Rounga Roungalashinga 4 décembre 2012 14:24

Sommes-nous en démocratie ?

Si nous nous référons au concept originel, non. Et il n’y a pas de pays démocratiques sur terre

Tout à fait d’accord. Mais ça n’empêche pas de dire que certains pays sont plus proches de la démocratie que d’autres.

 Et vous avez RAISON. SAUF QUE... Sauf que le modèle théorisé aux XVIIe et XVIIIe siècles était voué à dégénérer de la sorte.

Je suis d’accord là-dessus également. A mon sens, la faute des modernes a été de dégrader la notion de vertu, pour en faire un principe politique, et non un mode existentiel (Montesquieu sépare la vertu politique, qu’il définit comme l’amour des lois de son pays, et les autres formes de vertus, dont la vertu chrétienne. Il ne parle que de celle-là et pas de celle-ci). Les systèmes de philosophie politique modernes, nés pendant que les pays d’Europe se déchiraient à cause des guerres de religion, ont fait de la vertu, définie en tant que modèle de la vie bonne, quelque chose d’accessoire dans la vie politique et strictement privé (on voit déjà venir la laïcité). C’était un moyen raisonable de remédier aux divisions occasionnées par la Réforme. Ainsi, le libéralisme, en réglant le fonctionnement de la chose publique sur le Droit et le Marché, supposés neutres quant à la vertu, est un système dans lequel, selon Adam Smith je crois, même des diables seraient obligés de ne pas se comporter mal, car cela ne serait pas conforme à leur intérêt. La vertu, d’accessoire qu’elle était chez Montesquieu, devient quasiment inutile chez ses successeurs. La seule vertu politique consiste à agir selon son intérêt bien compris en respectant les lois. Avec le recul, on voit que cet habile escamotage, bien qu’ayant permis les avancées que l’on sait, contenait déjà une erreur fondamentale et ne pouvait que dégénérer.
La différence entre les anciens et les modernes, c’est que les anciens croyaient à une vie politique harmonieuse régie par des lois intrinsèques qui seraient l’image des lois naturelles régissant le cosmos. Cela impliquait chez les dirigeants une pratique individuelle en accord avec la nature humaine. Les modernes ont beaucoup affaibli cette idée en niant l’existence de ces lois intrinsèques et de la nature humaine : pour les libéraux c’est la loi du marché qui doit guider la vie de la cité, et les individus ne doivent que chercher leur intérêt.
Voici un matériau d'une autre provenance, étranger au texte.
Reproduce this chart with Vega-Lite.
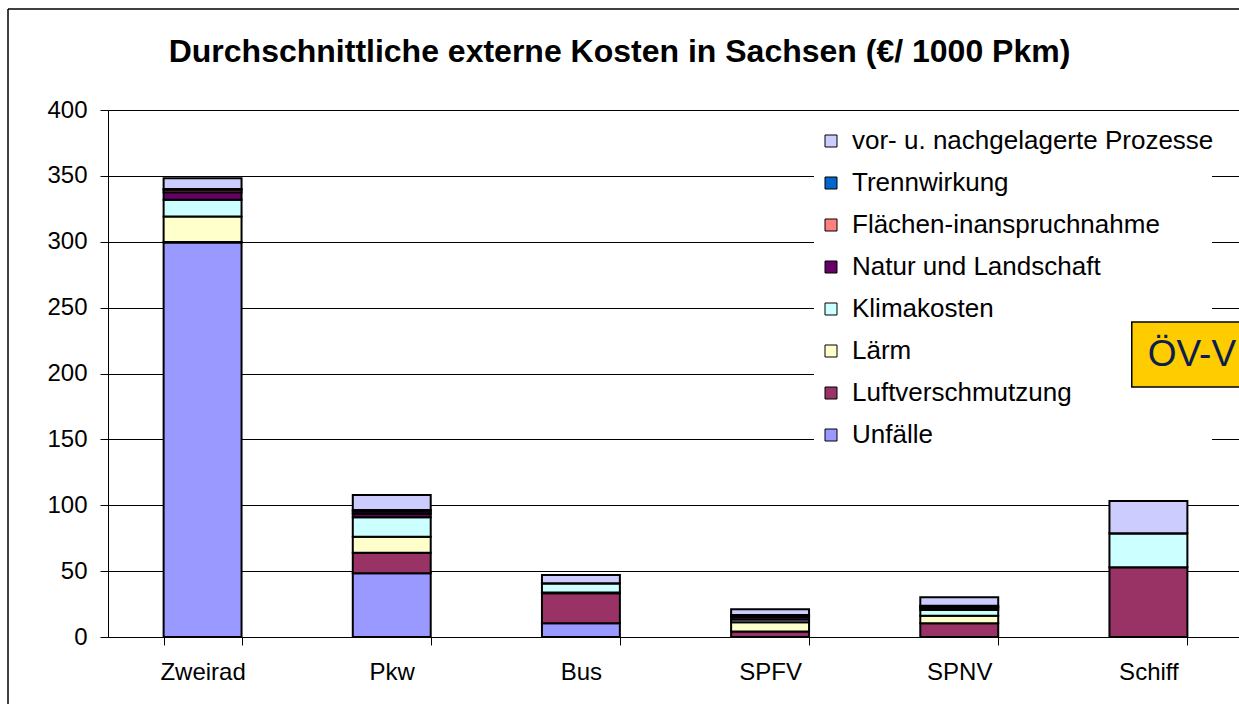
{
  "$schema": "https://vega.github.io/schema/vega-lite/v6.json",
  "width": 1135,
  "height": 527,
  "autosize": {"type": "none"},
  "padding": {"left": 108, "top": 110, "right": 0, "bottom": 67},
  "background": "white",
  "config": {"font": "Liberation Sans", "view": {"stroke": null}},
  "title": {"text": "Durchschnittliche externe Kosten in Sachsen (€/ 1000 Pkm)", "fontSize": 32, "fontWeight": "bold", "color": "black", "anchor": "middle", "frame": "group", "dx": -56, "offset": -61},
  "datasets": {
    "kosten": [
      {"Verkehrsmittel": "Zweirad", "Kostenart": "Unfälle", "Stapel": 1, "Kosten": 299.5},
      {"Verkehrsmittel": "Zweirad", "Kostenart": "Luftverschmutzung", "Stapel": 2, "Kosten": 0.3},
      {"Verkehrsmittel": "Zweirad", "Kostenart": "Lärm", "Stapel": 3, "Kosten": 19.4},
      {"Verkehrsmittel": "Zweirad", "Kostenart": "Klimakosten", "Stapel": 4, "Kosten": 12.6},
      {"Verkehrsmittel": "Zweirad", "Kostenart": "Natur und Landschaft", "Stapel": 5, "Kosten": 5.8},
      {"Verkehrsmittel": "Zweirad", "Kostenart": "Flächen-inanspruchnahme", "Stapel": 6, "Kosten": 1.8},
      {"Verkehrsmittel": "Zweirad", "Kostenart": "Trennwirkung", "Stapel": 7, "Kosten": 0.6},
      {"Verkehrsmittel": "Zweirad", "Kostenart": "vor- u. nachgelagerte Prozesse", "Stapel": 8, "Kosten": 8.2},
      {"Verkehrsmittel": "Pkw", "Kostenart": "Unfälle", "Stapel": 1, "Kosten": 48.4},
      {"Verkehrsmittel": "Pkw", "Kostenart": "Luftverschmutzung", "Stapel": 2, "Kosten": 15.6},
      {"Verkehrsmittel": "Pkw", "Kostenart": "Lärm", "Stapel": 3, "Kosten": 12.1},
      {"Verkehrsmittel": "Pkw", "Kostenart": "Klimakosten", "Stapel": 4, "Kosten": 14.7},
      {"Verkehrsmittel": "Pkw", "Kostenart": "Natur und Landschaft", "Stapel": 5, "Kosten": 2.6},
      {"Verkehrsmittel": "Pkw", "Kostenart": "Flächen-inanspruchnahme", "Stapel": 6, "Kosten": 1.6},
      {"Verkehrsmittel": "Pkw", "Kostenart": "Trennwirkung", "Stapel": 7, "Kosten": 1.4},
      {"Verkehrsmittel": "Pkw", "Kostenart": "vor- u. nachgelagerte Prozesse", "Stapel": 8, "Kosten": 11.4},
      {"Verkehrsmittel": "Bus", "Kostenart": "Unfälle", "Stapel": 1, "Kosten": 10.4},
      {"Verkehrsmittel": "Bus", "Kostenart": "Luftverschmutzung", "Stapel": 2, "Kosten": 22.8},
      {"Verkehrsmittel": "Bus", "Kostenart": "Lärm", "Stapel": 3, "Kosten": 0.5},
      {"Verkehrsmittel": "Bus", "Kostenart": "Klimakosten", "Stapel": 4, "Kosten": 7.1},
      {"Verkehrsmittel": "Bus", "Kostenart": "Natur und Landschaft", "Stapel": 5, "Kosten": 0},
      {"Verkehrsmittel": "Bus", "Kostenart": "Flächen-inanspruchnahme", "Stapel": 6, "Kosten": 0},
      {"Verkehrsmittel": "Bus", "Kostenart": "Trennwirkung", "Stapel": 7, "Kosten": 0},
      {"Verkehrsmittel": "Bus", "Kostenart": "vor- u. nachgelagerte Prozesse", "Stapel": 8, "Kosten": 6.3},
      {"Verkehrsmittel": "SPFV", "Kostenart": "Unfälle", "Stapel": 1, "Kosten": 0},
      {"Verkehrsmittel": "SPFV", "Kostenart": "Luftverschmutzung", "Stapel": 2, "Kosten": 4.1},
      {"Verkehrsmittel": "SPFV", "Kostenart": "Lärm", "Stapel": 3, "Kosten": 7.1},
      {"Verkehrsmittel": "SPFV", "Kostenart": "Klimakosten", "Stapel": 4, "Kosten": 2.0},
      {"Verkehrsmittel": "SPFV", "Kostenart": "Natur und Landschaft", "Stapel": 5, "Kosten": 2.0},
      {"Verkehrsmittel": "SPFV", "Kostenart": "Flächen-inanspruchnahme", "Stapel": 6, "Kosten": 0.8},
      {"Verkehrsmittel": "SPFV", "Kostenart": "Trennwirkung", "Stapel": 7, "Kosten": 0.7},
      {"Verkehrsmittel": "SPFV", "Kostenart": "vor- u. nachgelagerte Prozesse", "Stapel": 8, "Kosten": 4.3},
      {"Verkehrsmittel": "SPNV", "Kostenart": "Unfälle", "Stapel": 1, "Kosten": 0},
      {"Verkehrsmittel": "SPNV", "Kostenart": "Luftverschmutzung", "Stapel": 2, "Kosten": 10.4},
      {"Verkehrsmittel": "SPNV", "Kostenart": "Lärm", "Stapel": 3, "Kosten": 5.8},
      {"Verkehrsmittel": "SPNV", "Kostenart": "Klimakosten", "Stapel": 4, "Kosten": 4.3},
      {"Verkehrsmittel": "SPNV", "Kostenart": "Natur und Landschaft", "Stapel": 5, "Kosten": 1.6},
      {"Verkehrsmittel": "SPNV", "Kostenart": "Flächen-inanspruchnahme", "Stapel": 6, "Kosten": 0.9},
      {"Verkehrsmittel": "SPNV", "Kostenart": "Trennwirkung", "Stapel": 7, "Kosten": 0.8},
      {"Verkehrsmittel": "SPNV", "Kostenart": "vor- u. nachgelagerte Prozesse", "Stapel": 8, "Kosten": 6.3},
      {"Verkehrsmittel": "Schiff", "Kostenart": "Unfälle", "Stapel": 1, "Kosten": 0},
      {"Verkehrsmittel": "Schiff", "Kostenart": "Luftverschmutzung", "Stapel": 2, "Kosten": 52.9},
      {"Verkehrsmittel": "Schiff", "Kostenart": "Lärm", "Stapel": 3, "Kosten": 0},
      {"Verkehrsmittel": "Schiff", "Kostenart": "Klimakosten", "Stapel": 4, "Kosten": 25.8},
      {"Verkehrsmittel": "Schiff", "Kostenart": "Natur und Landschaft", "Stapel": 5, "Kosten": 0},
      {"Verkehrsmittel": "Schiff", "Kostenart": "Flächen-inanspruchnahme", "Stapel": 6, "Kosten": 0},
      {"Verkehrsmittel": "Schiff", "Kostenart": "Trennwirkung", "Stapel": 7, "Kosten": 0},
      {"Verkehrsmittel": "Schiff", "Kostenart": "vor- u. nachgelagerte Prozesse", "Stapel": 8, "Kosten": 24.5}
    ],
    "legendenflaeche": [
      {"x1": 0.622, "x2": 0.9727, "y1": 136.6, "y2": 390.1}
    ],
    "hinweis": [
      {"label": "ÖV-V", "x1": 0.902, "x2": 1.2, "y1": 189.8, "y2": 239.1, "tx": 0.916, "ty": 214.4}
    ],
    "rahmen": [
      {"x1": -0.0881, "x2": -0.0881, "y1": -60, "y2": 476.7},
      {"x1": -0.0881, "x2": 1.2, "y1": 476.7, "y2": 476.7}
    ]
  },
  "layer": [
    {
      "data": {"name": "kosten"},
      "mark": {"type": "bar", "stroke": "black", "strokeWidth": 2},
      "encoding": {
        "x": {
          "field": "Verkehrsmittel", "type": "nominal",
          "sort": ["Zweirad", "Pkw", "Bus", "SPFV", "SPNV", "Schiff"],
          "scale": {"paddingInner": 0.588, "paddingOuter": 0.294},
          "axis": {"title": null, "tickBand": "extent", "labelAngle": 0, "labelFontSize": 24, "labelColor": "black", "tickColor": "black", "domainColor": "black", "tickSize": 8, "labelPadding": 15, "grid": false}
        },
        "y": {
          "field": "Kosten", "type": "quantitative", "stack": "zero",
          "scale": {"domain": [0, 400], "nice": false},
          "axis": {"title": null, "values": [0, 50, 100, 150, 200, 250, 300, 350, 400], "labelFontSize": 24, "labelColor": "black", "tickColor": "black", "domainColor": "black", "gridColor": "black", "gridWidth": 1, "tickSize": 8, "labelPadding": 13, "grid": true}
        },
        "color": {
          "field": "Kostenart", "type": "nominal",
          "scale": {
            "domain": ["vor- u. nachgelagerte Prozesse", "Trennwirkung", "Flächen-inanspruchnahme", "Natur und Landschaft", "Klimakosten", "Lärm", "Luftverschmutzung", "Unfälle"],
            "range": ["#CCCCFF", "#0066CC", "#FF8080", "#660066", "#CCFFFF", "#FFFFCC", "#993366", "#9999FF"]
          },
          "legend": {"title": null, "orient": "none", "legendX": 702, "legendY": 10, "padding": 8, "labelFontSize": 26, "labelColor": "black", "labelLimit": 600, "symbolType": "square", "symbolSize": 144, "symbolStrokeColor": "black", "symbolStrokeWidth": 1, "rowPadding": 16, "labelOffset": 8}
        },
        "order": {"field": "Stapel", "type": "quantitative"}
      }
    },
    {
      "data": {"name": "legendenflaeche"},
      "mark": {"type": "rect", "fill": "white", "clip": false},
      "encoding": {
        "x": {"field": "x1", "type": "quantitative", "scale": {"domain": [0, 1]}, "axis": null},
        "x2": {"field": "x2"},
        "y": {"field": "y1", "type": "quantitative"},
        "y2": {"field": "y2"}
      }
    },
    {
      "data": {"name": "hinweis"},
      "mark": {"type": "rect", "fill": "#FFCC00", "stroke": "black", "strokeWidth": 1.5, "clip": false},
      "encoding": {
        "x": {"field": "x1", "type": "quantitative", "scale": {"domain": [0, 1]}, "axis": null},
        "x2": {"field": "x2"},
        "y": {"field": "y1", "type": "quantitative"},
        "y2": {"field": "y2"}
      }
    },
    {
      "data": {"name": "hinweis"},
      "mark": {"type": "text", "align": "left", "baseline": "middle", "fontSize": 37, "color": "#0B1E4E", "clip": false},
      "encoding": {
        "x": {"field": "tx", "type": "quantitative", "scale": {"domain": [0, 1]}, "axis": null},
        "y": {"field": "ty", "type": "quantitative"},
        "text": {"field": "label"}
      }
    },
    {
      "data": {"name": "rahmen"},
      "mark": {"type": "rule", "color": "black", "strokeWidth": 1.5, "clip": false},
      "encoding": {
        "x": {"field": "x1", "type": "quantitative", "scale": {"domain": [0, 1]}, "axis": null},
        "x2": {"field": "x2"},
        "y": {"field": "y1", "type": "quantitative"},
        "y2": {"field": "y2"}
      }
    }
  ],
  "resolve": {"scale": {"x": "independent"}, "axis": {"x": "independent"}}
}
Pour ma part, je pense qu’il faudrait travailler à réintégrer la vertu dans la pensée politique, car si l’on veut que le peuple soit vertueux, il faut que les clercs le soient*. Bien sûr, il ne doit pas s’agir d’un retour en arrière. Il ne s’agit pas de redonner le pouvoir à l’Eglise, mais de mener une réflexion sur la base d’un matériau nouveau. Ce matériau, je ne l’ai pas tel quel, mais quelques éléments restent à défricher. Les occidentaux feraient bien de se pencher par exemple sur le confucianisme et le néo-confucianisme, et leur approche de la vertu. Douguine, également, propose de réfléchir à une « quatrième théorie politique » fondée sur le da-sein heideggerien. Mais n’ayant lu ni Heidegger ni Douguine, je ne sais pas ce que ça vaut. L’avenir est à construire.

Pour finir avec votre commentaire, je pense que notre désaccord est surtout formel, et beaucoup moins profond que celui que j’ai avec Desbois. Je vous comprends, je crois, tout à fait quand vous parlez des défauts structurels de ce que nous appelons nos démocraties, mais le désaccord provient selon moi du fait que je donne à la démocratie un sens très large, idéal, exempt de références civilisationnelle ou culturelle : je pose simplement la démocratie comme la cité où le peuple décide souverainement de ses lois.

*et ça ne peut pas aller en sens inverse. Antoine Blanc de Saint-Bonnet va plus loin en posant une dégradation de la vertu entre le clergé et le peuple : « le clergé saint fait le peuple vertueux, le clergé vertueux fait le peuple honnête, le clergé honnête fait le peuple IMPIE ».